Copy exactly the lines from the start of the material through the line with "0.5, 0.75, 1.0];". Pictures stay out of the copy.

### COLLECTED DATA ###

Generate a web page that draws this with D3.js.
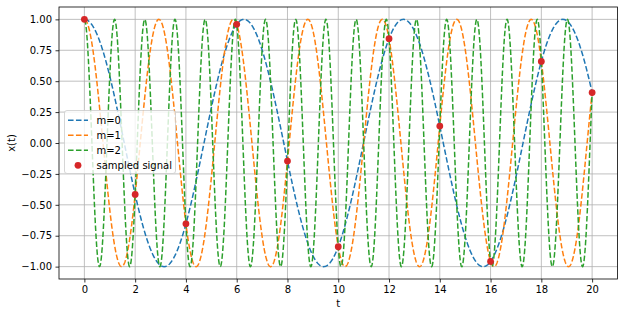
<!DOCTYPE html>
<html>
<head>
<meta charset="utf-8">
<script src="https://cdn.jsdelivr.net/npm/d3@7"></script>
<style>
  body { margin: 0; background: #fff; }
  svg { font-family: "DejaVu Sans", sans-serif; }
</style>
</head>
<body>
<svg id="chart" width="624" height="317"></svg>
<script>
// series labels and the angular frequency of each alias (read from the periods: ~6.28, ~2.93, ~1.19)
const seriesNames = ['m=0', 'm=1', 'm=2'];
const seriesOmega = [1.0, 2.1416, 5.2832];
const seriesColors = ['#1f77b4', '#ff7f0e', '#2ca02c'];

// sampled signal points
const sampleT = [0, 2, 4, 6, 8, 10, 12, 14, 16, 18, 20];
const sampleX = [1.0, -0.416, -0.654, 0.960, -0.146, -0.839, 0.844, 0.137, -0.958, 0.660, 0.408];

// tick labels
const xTicks = [0, 2, 4, 6, 8, 10, 12, 14, 16, 18, 20];
const yTicks = [-1.0, -0.75, -0.5, -0.25, 0.0, 0.25, 0.5, 0.75, 1.0];

const margin = { left: 59, right: 6.5, top: 7, bottom: 38 };
const W = 624, H = 317;
const svg = d3.select('svg#chart');

const x = d3.scaleLinear().domain([-1, 21]).range([margin.left, W - margin.right]);
const y = d3.scaleLinear().domain([-1.1, 1.1]).range([H - margin.bottom, margin.top]);

const minus = (s) => s.replace('-', '\u2212');

// grid
svg.append('g')
  .selectAll('line.gx')
  .data(xTicks)
  .enter()
  .append('line')
  .attr('x1', (d) => x(d)).attr('x2', (d) => x(d))
  .attr('y1', y.range()[0]).attr('y2', y.range()[1])
  .attr('stroke', '#b0b0b0').attr('stroke-width', 0.8);
svg.append('g')
  .selectAll('line.gy')
  .data(yTicks)
  .enter()
  .append('line')
  .attr('y1', (d) => y(d)).attr('y2', (d) => y(d))
  .attr('x1', x.range()[0]).attr('x2', x.range()[1])
  .attr('stroke', '#b0b0b0').attr('stroke-width', 0.8);

// curves
const tGrid = d3.range(0, 20.0001, 0.01);
const line = d3.line().x((d) => x(d[0])).y((d) => y(d[1]));
svg.append('clipPath').attr('id', 'clip').append('rect')
  .attr('x', margin.left).attr('y', margin.top)
  .attr('width', W - margin.left - margin.right)
  .attr('height', H - margin.top - margin.bottom);

seriesOmega.forEach((w, i) => {
  svg.append('path')
    .datum(tGrid.map((t) => [t, Math.cos(w * t)]))
    .attr('d', line)
    .attr('fill', 'none')
    .attr('stroke', seriesColors[i])
    .attr('stroke-width', 1.5)
    .attr('stroke-dasharray', '5.55,2.4')
    .attr('clip-path', 'url(#clip)');
});

// sampled points
svg.append('g')
  .selectAll('circle')
  .data(sampleT)
  .enter()
  .append('circle')
  .attr('cx', (d) => x(d))
  .attr('cy', (d, i) => y(sampleX[i]))
  .attr('r', 3.4)
  .attr('fill', '#d62728');

// axes
const xAxis = svg.append('g')
  .attr('transform', `translate(0,${H - margin.bottom})`)
  .call(d3.axisBottom(x).tickValues(xTicks).tickSize(3.5).tickPadding(3.5).tickFormat(d3.format('d')));
const yAxis = svg.append('g')
  .attr('transform', `translate(${margin.left},0)`)
  .call(d3.axisLeft(y).tickValues(yTicks).tickSize(3.5).tickPadding(3.5)
    .tickFormat((d) => minus(d3.format('.2f')(d))));
[xAxis, yAxis].forEach((g) => {
  g.select('.domain').remove();
  g.selectAll('.tick line').attr('stroke', '#000').attr('stroke-width', 0.8);
  g.selectAll('.tick text').attr('font-size', 10).attr('fill', '#000')
    .attr('font-family', '"DejaVu Sans", sans-serif');
});

// frame
svg.append('rect')
  .attr('x', margin.left).attr('y', margin.top)
  .attr('width', W - margin.left - margin.right)
  .attr('height', H - margin.top - margin.bottom)
  .attr('fill', 'none').attr('stroke', '#000').attr('stroke-width', 0.8);

// axis labels
svg.append('text')
  .attr('x', (x.range()[0] + x.range()[1]) / 2)
  .attr('y', 307)
  .attr('text-anchor', 'middle')
  .attr('font-size', 10)
  .text('t');
svg.append('text')
  .attr('transform', `translate(15,${(y.range()[0] + y.range()[1]) / 2}) rotate(-90)`)
  .attr('text-anchor', 'middle')
  .attr('font-size', 10)
  .text('x(t)');

// legend
const leg = svg.append('g');
leg.append('rect')
  .attr('x', 64.5).attr('y', 110.5).attr('width', 111).attr('height', 63)
  .attr('rx', 2.5)
  .attr('fill', 'rgba(255,255,255,0.8)')
  .attr('stroke', '#cccccc').attr('stroke-width', 0.8);
const legendLabels = seriesNames.concat(['sampled signal']);
legendLabels.forEach((name, i) => {
  const ly = 120.3 + i * 15;
  if (i < 3) {
    leg.append('line')
      .attr('x1', 68).attr('x2', 88).attr('y1', ly).attr('y2', ly)
      .attr('stroke', seriesColors[i]).attr('stroke-width', 1.5)
      .attr('stroke-dasharray', '5.55,2.4');
  } else {
    leg.append('circle').attr('cx', 78).attr('cy', ly).attr('r', 3.4).attr('fill', '#d62728');
  }
  leg.append('text')
    .attr('x', 96.5).attr('y', ly + 3.6)
    .attr('font-size', 10)
    .text(name);
});
</script>
</body>
</html>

###

EXERCISE RESULT:
Generate a web page that draws this with D3.js.
<!DOCTYPE html>
<html>
<head>
<meta charset="utf-8">
<script src="https://cdn.jsdelivr.net/npm/d3@7"></script>
<style>
  body { margin: 0; background: #fff; }
  svg { font-family: "DejaVu Sans", sans-serif; }
</style>
</head>
<body>
<svg id="chart" width="624" height="317"></svg>
<script>
// series labels and the angular frequency of each alias (read from the periods: ~6.28, ~2.93, ~1.19)
const seriesNames = ['m=0', 'm=1', 'm=2'];
const seriesOmega = [1.0, 2.1416, 5.2832];
const seriesColors = ['#1f77b4', '#ff7f0e', '#2ca02c'];

// sampled signal points
const sampleT = [0, 2, 4, 6, 8, 10, 12, 14, 16, 18, 20];
const sampleX = [1.0, -0.416, -0.654, 0.960, -0.146, -0.839, 0.844, 0.137, -0.958, 0.660, 0.408];

// tick labels
const xTicks = [0, 2, 4, 6, 8, 10, 12, 14, 16, 18, 20];
const yTicks = [-1.0, -0.75, -0.5, -0.25, 0.0, 0.25, 0.5, 0.75, 1.0];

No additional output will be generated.